Exactly reproduce the lines of the listing below from the one containing "Reproduce this chart with Bokeh." through the one containing "from bokeh.resources import INLINE". Skip the images.

+===+

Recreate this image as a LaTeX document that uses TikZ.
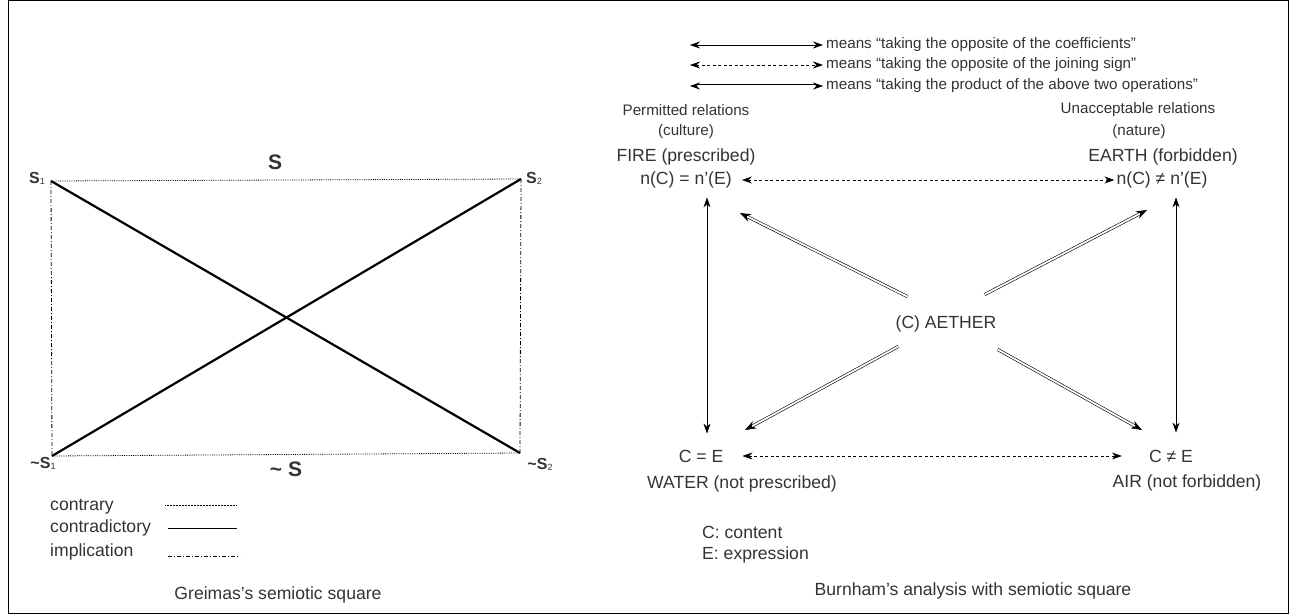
\documentclass[tikz,border=0pt]{standalone}
\usepackage{fontspec}
\setmainfont{Liberation Sans}
\usetikzlibrary{arrows.meta}
\definecolor{ink}{HTML}{333333}
\begin{document}
\begin{tikzpicture}[x=1pt,y=-1pt,
  txt/.style={text=ink,font=\fontsize{17.6}{20}\selectfont,inner sep=0pt},
  small/.style={text=ink,font=\fontsize{15.2}{18}\selectfont,inner sep=0pt},
  corner/.style={text=ink,font=\fontsize{16}{18}\selectfont\bfseries,inner sep=0pt},
  big/.style={text=ink,font=\fontsize{21}{24}\selectfont\bfseries,inner sep=0pt},
  contrary/.style={densely dotted,line width=0.8pt},
  contradictory/.style={line width=2.2pt},
  implication/.style={dash pattern=on 4pt off 2pt on 1pt off 2pt,line width=0.8pt},
  tips/.style={{Stealth[length=10pt,width=7pt]}-{Stealth[length=10pt,width=7pt]}},
  tipend/.style={-{Stealth[length=11pt,width=8pt]}},
  dashline/.style={dash pattern=on 3pt off 2.5pt,line width=0.7pt},
  dbl/.style={double,double distance=1.8pt,line width=0.6pt}]
\useasboundingbox (0,0) rectangle (1290,615);
\draw[line width=1pt] (8,1) rectangle (1288,613);
\coordinate (s1) at (51,181);
\coordinate (s2) at (521,179);
\coordinate (ns1) at (52,456);
\coordinate (ns2) at (520,453);
\draw[contrary] (s1) -- (s2);
\draw[contrary] (ns1) -- (ns2);
\draw[implication] (s1) -- (ns1);
\draw[implication] (s2) -- (ns2);
\draw[contradictory] (s1) -- (ns2);
\draw[contradictory] (s2) -- (ns1);
\node[corner,anchor=east] (ls1) at (45,178) {S\raisebox{-1pt}{\fontsize{9}{9}\selectfont\mdseries 1}};
\node[corner,anchor=west] (ls2) at (526,178) {S\raisebox{-1pt}{\fontsize{9}{9}\selectfont\mdseries 2}};
\node[corner] (lns1) at (43,463) {\char`~S\raisebox{-1pt}{\fontsize{9}{9}\selectfont\mdseries 1}};
\node[corner] (lns2) at (540,464) {\char`~S\raisebox{-1pt}{\fontsize{9}{9}\selectfont\mdseries 2}};
\node[big] (ls) at (275,162) {S};
\node[big] (lns) at (286,469) {\char`~\ S};
\node[txt,anchor=west] (lcontrary) at (50,507) {contrary};
\node[txt,anchor=west] (lcontra) at (50,528) {contradictory};
\node[txt,anchor=west] (limpl) at (50,552) {implication};
\draw[densely dotted,line width=0.5pt] (165,505) -- (237,505);
\draw[line width=0.5pt] (168,528) -- (237,528);
\draw[implication,line width=0.6pt] (168,556) -- (240,556);
\node[txt] (greimas) at (278,595) {Greimas's semiotic square};
\node[small,anchor=west] (m1) at (826,45) {means “taking the opposite of the coefficients”};
\node[small,anchor=west] (m2) at (826,65) {means “taking the opposite of the joining sign”};
\node[small,anchor=west] (m3) at (826,86) {means “taking the product of the above two operations”};
\coordinate (k1) at (690,45);
\coordinate (k2) at (690,65);
\coordinate (k3) at (690,86);
\draw[tips,line width=0.6pt] (k1) -- ([xshift=-3pt]m1.west);
\draw[tips,dashline] (k2) -- ([xshift=-3pt]m2.west);
\draw[tips,dbl] (k3) -- ([xshift=-3pt]m3.west);
\node[small] (perm) at (686,110) {Permitted relations};
\node[small] (cult) at (686,132) {(culture)};
\node[txt] (fire) at (686,157) {FIRE (prescribed)};
\node[txt] (nfire) at (686,180) {n(C) = n’(E)};
\node[small] (unacc) at (1138,110) {Unacceptable relations};
\node[small] (nat) at (1139,132) {(nature)};
\node[txt] (earth) at (1163,157) {EARTH (forbidden)};
\node[txt] (nearth) at (1162,180) {n(C) ≠ n’(E)};
\node[txt] (ceqe) at (701,456) {C = E};
\node[txt] (water) at (742,484) {WATER (not prescribed)};
\node[txt] (cnee) at (1171,456) {C ≠ E};
\node[txt] (air) at (1187,483) {AIR (not forbidden)};
\node[txt] (aether) at (946,324) {(C) AETHER};
\node[txt,anchor=west] (cont) at (702,532) {C: content};
\node[txt,anchor=west] (expr) at (702,555) {E: expression};
\node[txt] (burnham) at (973,591) {Burnham's analysis with semiotic square};
\draw[tips,dashline] ([xshift=10pt]nfire.east) -- ([xshift=-2pt]nearth.west);
\draw[tips,dashline] ([xshift=19pt]ceqe.east) -- ([xshift=-27pt]cnee.west);
\draw[tips,line width=0.7pt] ([xshift=21pt,yshift=-9pt]nfire.south) -- ([xshift=6pt,yshift=16pt]ceqe.north);
\draw[tips,line width=0.7pt] ([xshift=14pt,yshift=-9pt]nearth.south) -- ([xshift=5pt,yshift=17pt]cnee.north);
\coordinate (tl) at (740,213);
\coordinate (tr) at (1147,210);
\coordinate (bl) at (745,430);
\coordinate (br) at (1142,430);
\draw[dbl,tipend] ([shift={(12pt,19pt)}]aether.north west) -- (tl);
\draw[dbl,tipend] ([shift={(-12pt,21pt)}]aether.north east) -- (tr);
\draw[dbl,tipend] ([shift={(3pt,-14pt)}]aether.south west) -- (bl);
\draw[dbl,tipend] ([shift={(1pt,-17pt)}]aether.south east) -- (br);
\end{tikzpicture}
\end{document}
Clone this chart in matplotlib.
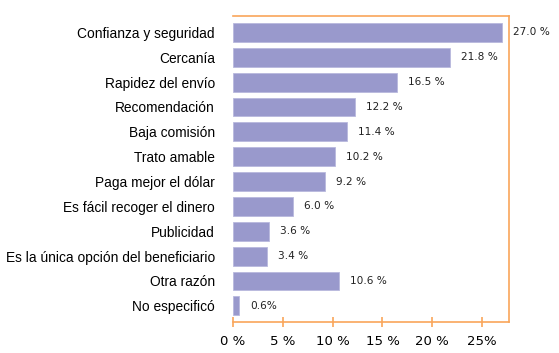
import matplotlib
matplotlib.use("Agg")
import matplotlib.pyplot as plt

categories = ["Confianza y seguridad", "Cercanía", "Rapidez del envío", "Recomendación",
              "Baja comisión", "Trato amable", "Paga mejor el dólar",
              "Es fácil recoger el dinero", "Publicidad",
              "Es la única opción del beneficiario", "Otra razón", "No especificó"]
values = [27.0, 21.8, 16.5, 12.2, 11.4, 10.2, 9.2, 6.0, 3.6, 3.4, 10.6, 0.6]
value_labels = ["27.0 %", "21.8 %", "16.5 %", "12.2 %", "11.4 %", "10.2 %", "9.2 %",
                "6.0 %", "3.6 %", "3.4 %", "10.6 %", "0.6%"]
xticks = [0, 5, 10, 15, 20, 25]
xtick_labels = ["0 %", "5 %", "10 %", "15 %", "20 %", "25%"]

orange = "#F9A65A"
bar_color = "#9999CC"

fig = plt.figure(figsize=(5.59, 3.53), dpi=100)
ax = fig.add_axes([0.4168, 0.0878, 0.4938, 0.8669])

y = list(range(len(categories)))
ax.barh(y, values, height=0.76, color=bar_color, edgecolor="#B8B8DD", linewidth=0.6)
for yi, v, lab in zip(y, values, value_labels):
    ax.text(v + 1.1, yi, lab, va="center", ha="left", fontsize=7.6,
            family="DejaVu Sans", color="#222222")

ax.set_xlim(0, 27.7)
ax.set_ylim(11.65, -0.66)
ax.set_yticks(y)
ax.set_yticklabels(categories, fontsize=9.9, family="Liberation Sans")
ax.tick_params(axis="y", length=0, pad=13)
ax.set_xticks(xticks)
ax.set_xticklabels(xtick_labels, fontsize=9.5, family="DejaVu Sans")
ax.tick_params(axis="x", direction="inout", length=7, color=orange, width=1.2, pad=6)

ax.spines["left"].set_visible(False)
for s in ["top", "right", "bottom"]:
    ax.spines[s].set_color(orange)
    ax.spines[s].set_linewidth(1.2)

fig.savefig("out.png", dpi=100)
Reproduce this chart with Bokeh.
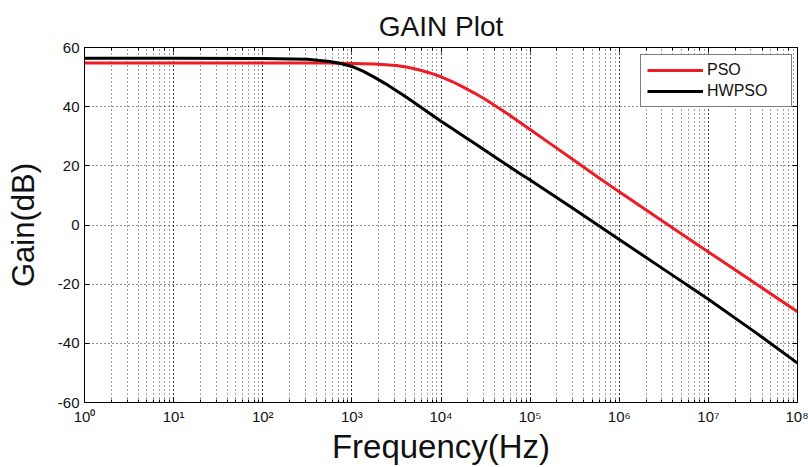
from bokeh.plotting import figure
from bokeh.models import (Range1d, LogAxis, LinearAxis, CustomJSTickFormatter,
                          FixedTicker, LogTicker)
from bokeh.embed import file_html
from bokeh.resources import INLINE

# ---- data ----
log_freq = [0, 1, 2, 2.5, 2.75, 2.875, 3, 3.125, 3.25, 3.375, 3.5, 3.625, 3.75,
            3.875, 4, 4.125, 4.25, 4.375, 4.5, 4.625, 4.75, 4.875, 5, 5.25, 5.5,
            5.75, 6, 6.5, 7, 7.5, 8]
frequency = [10 ** e for e in log_freq]
pso_gain = [54.8, 54.8, 54.8, 54.8, 54.75, 54.7, 54.6, 54.5, 54.4, 54.2, 53.9,
            53.3, 52.5, 51.4, 50.1, 48.5, 46.6, 44.6, 42.4, 40.0, 37.5, 34.9,
            32.3, 27.0, 21.7, 16.4, 11.2, 1.0, -9.1, -19.2, -29.3]
hwpso_gain = [56.4, 56.4, 56.3, 56.0, 55.3, 54.6, 53.6, 52.0, 50.0, 47.8, 45.4,
              42.9, 40.3, 37.7, 35.1, 32.6, 30.1, 27.6, 25.1, 22.6, 20.1, 17.6,
              15.2, 10.2, 5.2, 0.2, -4.9, -15.0, -25.1, -35.7, -46.7]
series_names = ["PSO", "HWPSO"]
x_tick_labels = ["10\u2070", "10\u00b9", "10\u00b2", "10\u00b3", "10\u2074",
                 "10\u2075", "10\u2076", "10\u2077", "10\u2078"]
y_ticks = [-60, -40, -20, 0, 20, 40, 60]
y_tick_labels = ["-60", "-40", "-20", "0", "20", "40", "60"]

FONT = "Liberation Sans"

p = figure(width=808, height=467, x_axis_type="log",
           x_range=Range1d(1, 1e8), y_range=Range1d(-60, 60),
           output_backend="svg", toolbar_location=None, title="GAIN Plot",
           min_border_left=84, min_border_right=11, min_border_top=47,
           min_border_bottom=62, background_fill_color="white",
           border_fill_color="white", outline_line_color="black")

p.title.align = "center"
p.title.text_font = FONT
p.title.text_font_size = "28px"
p.title.text_font_style = "normal"
p.title.text_color = "#111111"
p.title.standoff = 12

fmt = CustomJSTickFormatter(args=dict(labels=x_tick_labels), code="""
const e = Math.round(Math.log10(tick));
return (e >= 0 && e < labels.length) ? labels[e] : '';
""")

xa = p.xaxis[0]
xa.formatter = fmt
xa.axis_label = "Frequency(Hz)"
ya = p.yaxis[0]
ya.ticker = FixedTicker(ticks=y_ticks)
ya.major_label_overrides = {t: s for t, s in zip(y_ticks, y_tick_labels)}
ya.axis_label = "Gain(dB)"

for ax in (xa, ya):
    ax.axis_label_text_font = FONT
    ax.axis_label_text_font_style = "normal"
    ax.axis_label_text_color = "#111111"
    ax.axis_label_standoff = 0
    ax.major_label_text_font = FONT
    ax.major_label_text_font_size = "15px"
    ax.major_label_text_color = "#111111"
    ax.major_label_standoff = 5
    ax.major_tick_in = 5
    ax.major_tick_out = 0
    ax.minor_tick_in = 3
    ax.minor_tick_out = 0
    ax.axis_line_color = "black"
    ax.major_tick_line_color = "black"
    ax.minor_tick_line_color = "black"
xa.axis_label_text_font_size = "33px"
xa.major_label_standoff = 5
ya.axis_label_text_font_size = "31px"
ya.axis_label_standoff = 14
ya.minor_tick_line_color = None

blank = CustomJSTickFormatter(code="return '';")
top = LogAxis(ticker=LogTicker(), formatter=blank, major_tick_in=5,
              major_tick_out=0, minor_tick_in=3, minor_tick_out=0,
              major_label_standoff=0, major_label_text_font_size="1px",
              axis_line_color="black")
right = LinearAxis(ticker=FixedTicker(ticks=y_ticks), formatter=blank,
                   major_tick_in=5, major_tick_out=0, minor_tick_line_color=None,
                   major_label_standoff=0, major_label_text_font_size="1px",
                   axis_line_color="black")
p.add_layout(top, "above")
p.add_layout(right, "right")

# dotted grid
p.xgrid.grid_line_color = "black"
p.xgrid.grid_line_alpha = 0.85
p.xgrid.grid_line_dash = "1 3"
p.xgrid.minor_grid_line_color = "black"
p.xgrid.minor_grid_line_alpha = 0.75
p.xgrid.minor_grid_line_dash = "1 3"
p.ygrid.ticker = FixedTicker(ticks=y_ticks)
p.ygrid.grid_line_color = "black"
p.ygrid.grid_line_alpha = 0.85
p.ygrid.grid_line_dash = "1 3"

p.line(frequency, pso_gain, line_color="#ee1c24", line_width=3,
       legend_label=series_names[0])
p.line(frequency, hwpso_gain, line_color="black", line_width=3,
       legend_label=series_names[1])

lg = p.legend[0]
lg.location = (556, 295)
lg.border_line_color = "black"
lg.border_line_width = 1
lg.background_fill_color = "white"
lg.background_fill_alpha = 1
lg.label_text_font = FONT
lg.label_text_font_size = "16px"
lg.label_text_color = "#111111"
lg.glyph_width = 56
lg.glyph_height = 16
lg.label_height = 16
lg.label_width = 78
lg.label_standoff = 4
lg.spacing = 3
lg.padding = 6
lg.margin = 0

open("out.html", "w").write(file_html(p, INLINE))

+===+

- THE OUTPUT -
Reproduce this chart with Bokeh.
from bokeh.plotting import figure
from bokeh.models import (Range1d, LogAxis, LinearAxis, CustomJSTickFormatter,
                          FixedTicker, LogTicker)
from bokeh.embed import file_html
from bokeh.resources import INLINE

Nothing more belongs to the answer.